Les dirigeants européens se sont empressés de préciser que Viktor Orban n’avait aucun mandat pour représenter l’Union à l’extérieur, et encore moins pour négocier un quelconque accord de paix avec l’Ukraine. Pour souligner que Viktor Orban agissait de manière inappropriée, le chef de la diplomatie européenne, Josep Borrell, a retiré à la Hongrie le droit d’accueillir la prochaine réunion des ministres des Affaires étrangères et de la Défense, qui incombe normalement au Conseil du président de l’UE.
Orban n’a pas hésité à annoncer un nouveau système de visas accéléré qui permettrait aux citoyens de huit pays, dont la Russie et la Biélorussie, d’entrer en Hongrie sans contrôle de sécurité, ce qui a suscité des craintes quant à l’intégrité de l’espace Schengen et à la sécurité de l’UE en général. Orban a également cherché, avec ses homologues slovaques, à utiliser les leviers de l’UE pour forcer l’Ukraine à mettre fin à son interdiction du transit du pétrole russe par l’oléoduc Droujba qui traverse son territoire. Plus récemment, la Hongrie a bloqué une déclaration commune de l’UE sur les « irrégularités » des élections présidentielles au Venezuela, ce qui a incité Borrell à publier une déclaration séparée.
Les dirigeants européens peuvent faire tout ce qu’ils veulent pour limiter les dégâts, mais Orban atteint son objectif : donner à l’Union une image confuse, discordante et faible. Ayant assimilé les principales leçons de l’ère soviétique, il sait que les empires et les institutions commencent à vaciller dès qu’ils deviennent des objets de ridicule.
Cette situation a contribué à renforcer l’impression que, dans un monde de plus en plus défini par les jeux de pouvoir géopolitiques et la realpolitik, l’autorité morale de l’UE et son engagement en faveur d’une gouvernance fondée sur des valeurs sont désuètes et inefficaces, des vestiges du passé. Le manque de leadership visionnaire et de cohésion entre les membres clés n’a fait qu’aggraver le problème.
Non seulement le moteur franco-allemand de l’intégration européenne, autrefois puissant, est à bout de souffle, mais le nouveau mandat de la présidente de la Commission européenne, obtenu grâce à un programme ambigu qui cherchait à faire appel à un large éventail d’intérêts, ne semble pas susceptible d’apporter de profonds changements.
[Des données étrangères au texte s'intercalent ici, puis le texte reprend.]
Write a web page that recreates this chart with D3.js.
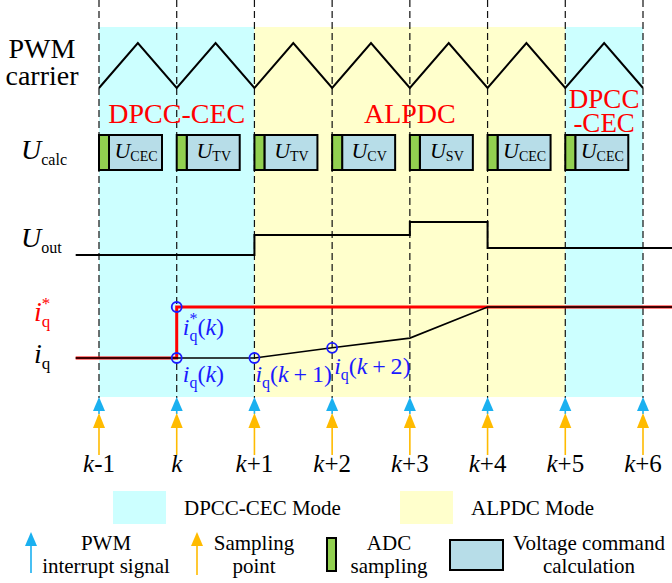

Dans ce contexte, il s’avérera difficile, au mieux, de forger une vision cohérente sur des questions cruciales comme la compétitivité, l’innovation et la défense. Ceux qui ont le plus à gagner de cette situation sont les fauteurs de troubles, comme Orban, qui ont appris à exploiter la désunion et l’ambiguïté.
Lors des crises passées – des négociations sur le Brexit aux précédentes négociations entre l’UE et la Hongrie concernant les attaques d’Orban contre la démocratie et l’État de droit – l’UE s’est largement appuyée sur une approche légaliste et technocratique, qui l’a souvent laissée dans une situation pire. Mais les appels à ce que l’UE commence à parler le langage du pouvoir sont restés lettre morte. Et si des propositions visant à renforcer le mandat du Haut Représentant de l’UE pour les affaires étrangères et la politique de sécurité ont été avancées, elles ne représentent guère plus que des changements cosmétiques.
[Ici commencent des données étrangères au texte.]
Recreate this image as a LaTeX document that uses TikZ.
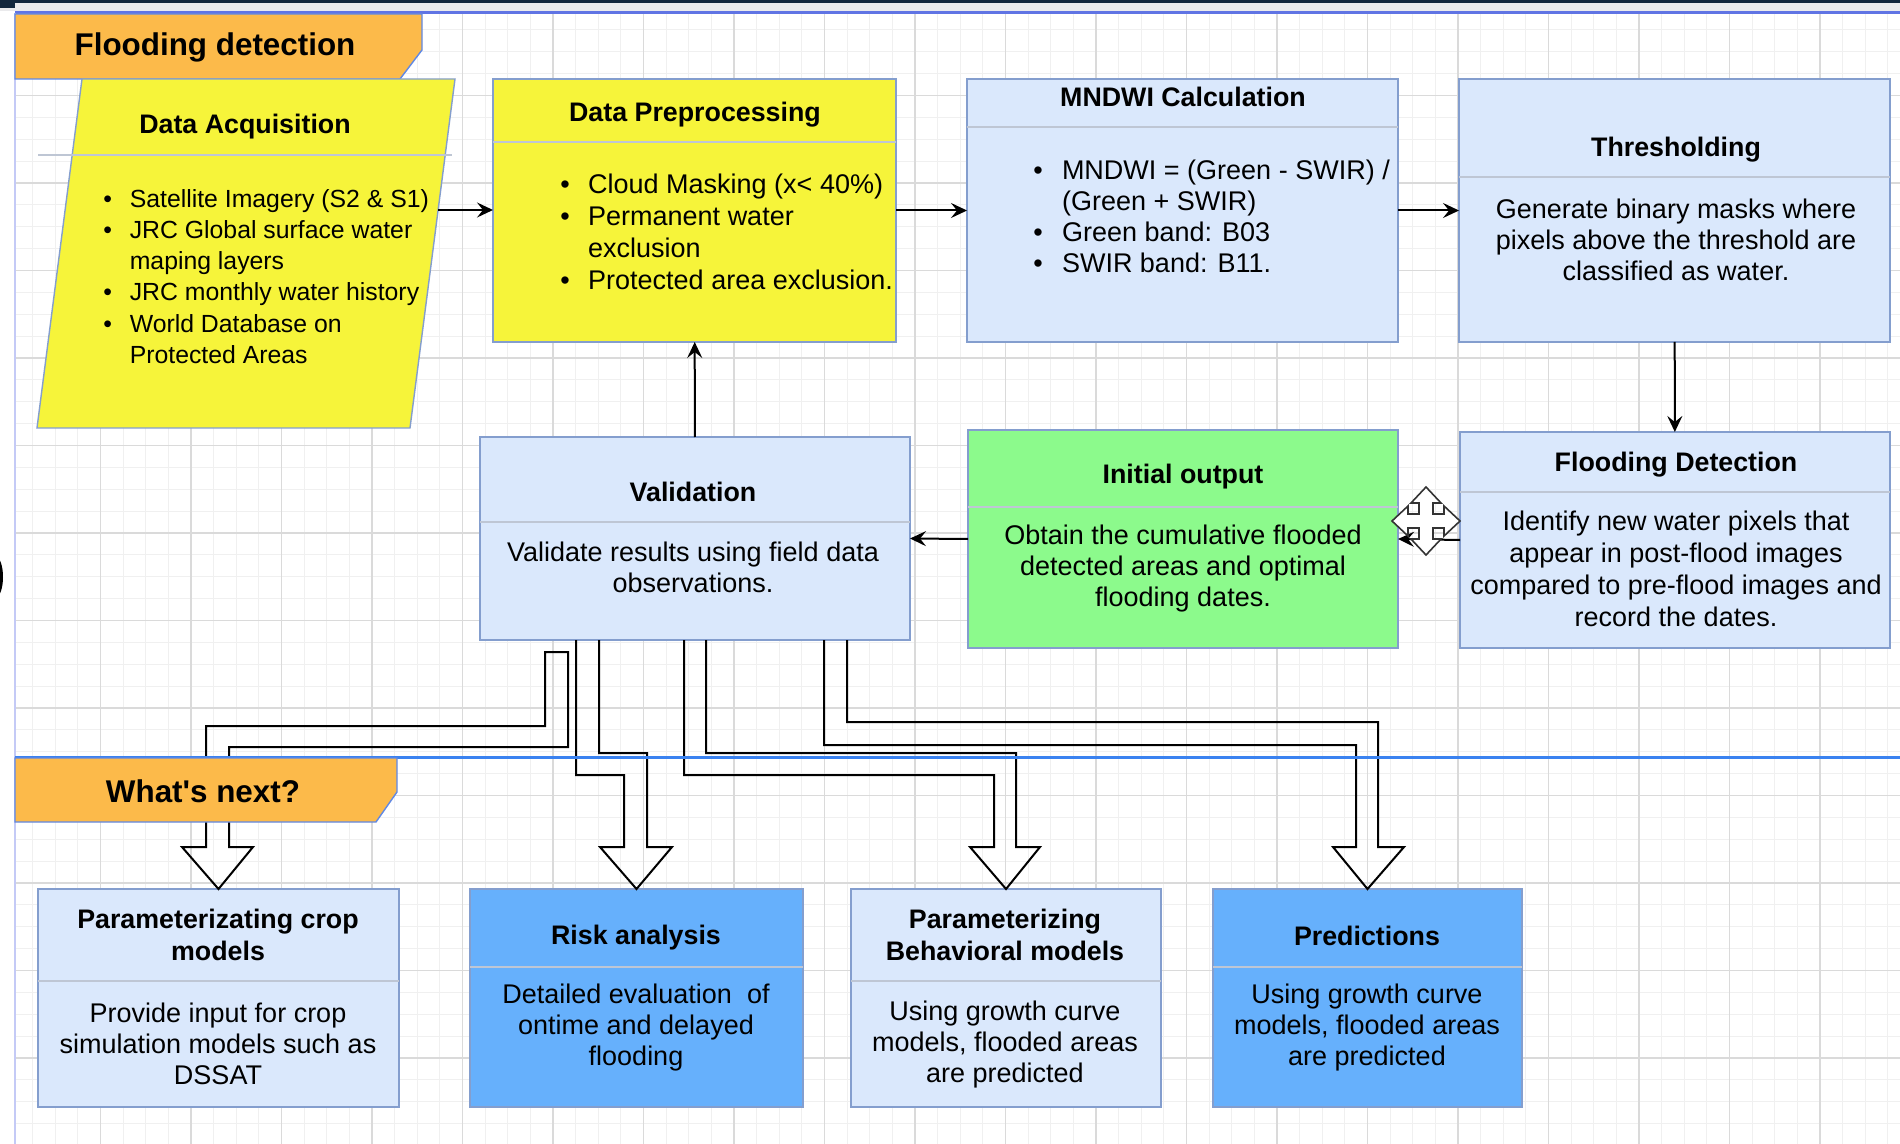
\documentclass[tikz,border=0pt]{standalone}
\usepackage{fontspec}
\setmainfont{Liberation Sans}
\usetikzlibrary{arrows.meta,fit}

\definecolor{navy}{RGB}{18,38,60}
\definecolor{topgray}{RGB}{234,234,236}
\definecolor{canvasline}{RGB}{96,116,228}
\definecolor{leftline}{RGB}{196,202,246}
\definecolor{midline}{RGB}{58,130,240}
\definecolor{gridminor}{RGB}{240,240,240}
\definecolor{gridmajor}{RGB}{218,218,218}
\definecolor{banner}{RGB}{252,186,74}
\definecolor{bannerline}{RGB}{96,136,228}
\definecolor{yellowbox}{RGB}{246,244,58}
\definecolor{lightbox}{RGB}{218,232,252}
\definecolor{midbox}{RGB}{102,176,252}
\definecolor{greenbox}{RGB}{140,250,140}
\definecolor{boxline}{RGB}{132,158,206}
\definecolor{sepline}{RGB}{190,198,212}

\newcommand\bulletbox[1]{\makebox[#1][l]{\textbullet}}

\begin{document}
\begin{tikzpicture}[%
      x=0.5pt, y=-0.5pt,
      box/.style={draw=boxline, line width=1pt, inner sep=0pt, outer sep=0pt},
      hd/.style={font=\fontsize{13.4}{16}\selectfont\bfseries, align=center},
      txt/.style={font=\fontsize{13.5}{15.5}\selectfont, align=center},
      sep/.style={draw=sepline, line width=0.7pt},
      arr/.style={draw=black, line width=1pt, -{Stealth[length=8pt,width=7.5pt,inset=3pt]}},
      flex/.style={draw=black, line width=1pt},
      mgrid/.style={draw=gridminor, line width=0.5pt},
      bgrid/.style={draw=gridmajor, line width=0.6pt},
      ]
      \useasboundingbox (0,0) rectangle (1900,1144);
      \fill [white] (0,0) rectangle (1900,1144);
      \foreach \i in {1,...,83} \draw [mgrid] ({10+22.625*\i},13) -- ({10+22.625*\i},1144);
      \foreach \j in {1,...,51} \draw [mgrid] (15,{8+21.875*\j}) -- (1900,{8+21.875*\j});
      \foreach \i in {1,...,20} \draw [bgrid] ({10+90.5*\i},13) -- ({10+90.5*\i},1144);
      \foreach \j in {1,...,12} \draw [bgrid] (15,{8+87.5*\j}) -- (1900,{8+87.5*\j});

      \fill [topgray] (0,3) rectangle (1900,11);
      \fill [navy] (0,0) rectangle (1900,3);
      \fill [navy] (0,0) rectangle (15,8);
      \draw [canvasline, line width=1.5pt] (15,13) -- (1900,13);
      \draw [leftline, line width=1pt] (15,13) -- (15,1144);
      \fill [black] (-4,577) ellipse [x radius=7, y radius=20];

      \filldraw [fill=banner, draw=bannerline, line width=0.7pt] (15,14) -- (422,14) -- (422,50) -- (400,79) -- (15,79) -- cycle;
      \node [font=\fontsize{15.7}{18}\selectfont\bfseries] (topbanner) at (215,47) {Flooding detection};

      \filldraw [fill=yellowbox, draw=boxline, line width=0.7pt] (82,79) -- (455,79) -- (410,428) -- (37,428) -- cycle;
      \draw [sep] (38,155) -- (452,155);
      \node [hd] (acq-t) at (245,127) {Data Acquisition};
      \node [anchor=west, inner sep=0pt, font=\fontsize{12.4}{15.6}\selectfont] (acq-b) at (103,279) {%
        \begin{tabular}{@{}l@{}l@{}}
        \bulletbox{13.2pt} & Satellite Imagery (S2 \& S1)\\
        \bulletbox{13.2pt} & JRC Global surface water\\
         & maping layers\\
        \bulletbox{13.2pt} & JRC monthly water history\\
        \bulletbox{13.2pt} & World Database on\\
         & Protected Areas
        \end{tabular}};
      \coordinate (acq-out) at (438,210);

      \node [box, fill=yellowbox, fit={(493,79) (896,342)}] (preproc) {};
      \draw [sep] (493,142) -- (896,142);
      \node [hd] (preproc-t) at (695,115) {Data Preprocessing};
      \node [anchor=west, inner sep=0pt, font=\fontsize{13.5}{16}\selectfont] (preproc-b) at (560,235) {%
        \begin{tabular}{@{}l@{}l@{}}
        \bulletbox{13.9pt} & Cloud Masking (x< 40\%)\\
        \bulletbox{13.9pt} & Permanent water\\
         & exclusion\\
        \bulletbox{13.9pt} & Protected area exclusion.
        \end{tabular}};

      \node [box, fill=lightbox, fit={(967,79) (1398,342)}] (mndwi) {};
      \draw [sep] (967,127) -- (1398,127);
      \node [hd] (mndwi-t) at (1183,97) {MNDWI Calculation};
      \node [anchor=west, inner sep=0pt, font=\fontsize{13.5}{15.5}\selectfont] (mndwi-b) at (1033,220) {%
        \begin{tabular}{@{}l@{}l@{}}
        \bulletbox{14.3pt} & MNDWI = (Green - SWIR) /\\
         & (Green + SWIR)\\
        \bulletbox{14.3pt} & Green band: B03\\
        \bulletbox{14.3pt} & SWIR band: B11.
        \end{tabular}};

      \node [box, fill=lightbox, fit={(1459,79) (1890,342)}] (thresh) {};
      \draw [sep] (1459,177) -- (1890,177);
      \node [hd] (thresh-t) at (1676,150) {Thresholding};
      \node [txt] (thresh-b) at (1676,240) {Generate binary masks where\\pixels above the threshold are\\classified as water.};

      \node [box, fill=lightbox, fit={(1460,432) (1890,648)}] (flooddet) {};
      \draw [sep] (1460,492) -- (1890,492);
      \node [hd] (flooddet-t) at (1676,465) {Flooding Detection};
      \node [txt, font=\fontsize{13.5}{16}\selectfont] (flooddet-b) at (1676,568.5) {Identify new water pixels that\\appear in post-flood images\\compared to pre-flood images and\\record the dates.};

      \node [box, fill=greenbox, fit={(968,430) (1398,648)}] (initial) {};
      \draw [sep] (968,507) -- (1398,507);
      \node [hd] (initial-t) at (1183,477) {Initial output};
      \node [txt] (initial-b) at (1183,569) {Obtain the cumulative flooded\\detected areas and optimal\\flooding dates.};

      \node [box, fill=lightbox, fit={(480,437) (910,640)}] (valid) {};
      \draw [sep] (480,522) -- (910,522);
      \node [hd] (valid-t) at (693,492) {Validation};
      \node [txt] (valid-b) at (693,567) {Validate results using field data\\observations.};

      \node [box, fill=lightbox, fit={(38,889) (399,1107)}] (crop) {};
      \draw [sep] (38,981) -- (399,981);
      \node [hd] (crop-t) at (218,935) {Parameterizating crop\\models};
      \node [txt] (crop-b) at (218,1044) {Provide input for crop\\simulation models such as\\DSSAT};

      \node [box, fill=midbox, fit={(470,889) (803,1107)}] (risk) {};
      \draw [sep] (470,967) -- (803,967);
      \node [hd] (risk-t) at (636,938) {Risk analysis};
      \node [txt] (risk-b) at (636,1028) {Detailed evaluation\ \ of\\ontime and delayed\\flooding};

      \node [box, fill=lightbox, fit={(851,889) (1161,1107)}] (behav) {};
      \draw [sep] (851,981) -- (1161,981);
      \node [hd] (behav-t) at (1005,935) {Parameterizing\\Behavioral models};
      \node [txt] (behav-b) at (1005,1045) {Using growth curve\\models, flooded areas\\are predicted};

      \node [box, fill=midbox, fit={(1213,889) (1522,1107)}] (pred) {};
      \draw [sep] (1213,967) -- (1522,967);
      \node [hd] (pred-t) at (1367,936) {Predictions};
      \node [txt] (pred-b) at (1367,1028) {Using growth curve\\models, flooded areas\\are predicted};

      \draw [arr] (acq-out) -- (acq-out -| preproc.west);
      \draw [arr] (preproc) -- (mndwi);
      \draw [arr] (mndwi) -- (thresh);
      \draw [arr] (thresh) -- (flooddet);
      \draw [arr] (flooddet.west) -- (initial.east);
      \draw [arr] (initial.west) -- (valid.east);
      \draw [arr] (valid) -- (preproc);

      \draw [flex] (545,652) -- (545,726) -- (206,726) -- (206,847) -- (182,847) -- (crop.north) -- (253,847) -- (229,847) -- (229,747) -- (568,747) -- (568,652) -- cycle;
      \draw [flex] (valid.south -| 576,0) -- (576,775) -- (624,775) -- (624,847) -- (600,847) -- (risk.north) -- (672,847) -- (647,847) -- (647,753) -- (599,753) -- (valid.south -| 599,0);
      \draw [flex] (valid.south -| 684,0) -- (684,775) -- (994,775) -- (994,847) -- (970,847) -- (behav.north) -- (1040,847) -- (1016,847) -- (1016,753) -- (706,753) -- (valid.south -| 706,0);
      \draw [flex] (valid.south -| 824,0) -- (824,745) -- (1356,745) -- (1356,847) -- (1333,847) -- (pred.north) -- (1404,847) -- (1378,847) -- (1378,722) -- (847,722) -- (valid.south -| 847,0);

      \draw [midline, line width=1.5pt] (15,757) -- (1900,757);
      \filldraw [fill=banner, draw=bannerline, line width=0.7pt] (15,758) -- (397,758) -- (397,792) -- (376,822) -- (15,822) -- cycle;
      \node [font=\fontsize{15.7}{18}\selectfont\bfseries] (nextbanner) at (203,791) {What\textquotesingle s next?};

      \begin{scope}[shift={(1426,521)}]
        \filldraw [fill=white, draw=black!80, line width=0.8pt] (0,-34) -- (15,-18) -- (7,-18) -- (7,-7) -- (18,-7) -- (18,-15) -- (34,0) -- (18,15) -- (18,7) -- (7,7) -- (7,18) -- (15,18) -- (0,34) -- (-15,18) -- (-7,18) -- (-7,7) -- (-18,7) -- (-18,15) -- (-34,0) -- (-18,-15) -- (-18,-7) -- (-7,-7) -- (-7,-18) -- (-15,-18) -- cycle;
      \end{scope}
\end{tikzpicture}
\end{document}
Pour retrouver son équilibre, l’UE doit agir avec urgence et détermination, même si cela implique des confrontations inconfortables avec les États membres. Et pour prospérer dans le monde d’aujourd’hui et de demain, elle doit, une fois de plus, s’affirmer comme un partenaire indispensable des États-Unis.
Cela signifie renforcer son économie, notamment par l’innovation. Cela signifie également tenir compte du conseil de l’ancien secrétaire américain à la Défense Robert Gates de s’engager plus efficacement auprès des jeunes générations d’Américains. Il est essentiel de renforcer l’image de l’UE, qui est souvent perçue plus négativement que celle des États membres pris individuellement.
Le président américain Joe Biden étant désormais en fin de mandat, l’Ukraine et l’Europe sont entrées dans une période de vulnérabilité accrue. Les attaques hybrides de la Russie pourraient s’intensifier dans les mois à venir, ce qui poserait un défi de taille à l’UE, en particulier avec Orban à la tête du Conseil. Si la prochaine élection présidentielle américaine ramène Donald Trump à la Maison Blanche, la pression en faveur d’une paix négociée en Ukraine pourrait s’intensifier, perturbant encore davantage un paysage géopolitique déjà fragile.
L’UE est confrontée à un choix difficile : soit elle continue de laisser les forces internes et externes l’affaiblir, soit elle agit avec audace pour reconquérir son intégrité et renforcer son influence. Qu’il s’agisse d’encourager l’innovation, de renforcer l’État de droit ou d’établir et de mettre en œuvre une vision commune de la politique étrangère, l’UE doit démontrer qu’elle peut être à la fois forte et respectueuse de ses principes, sous peine d’être laissée pour compte.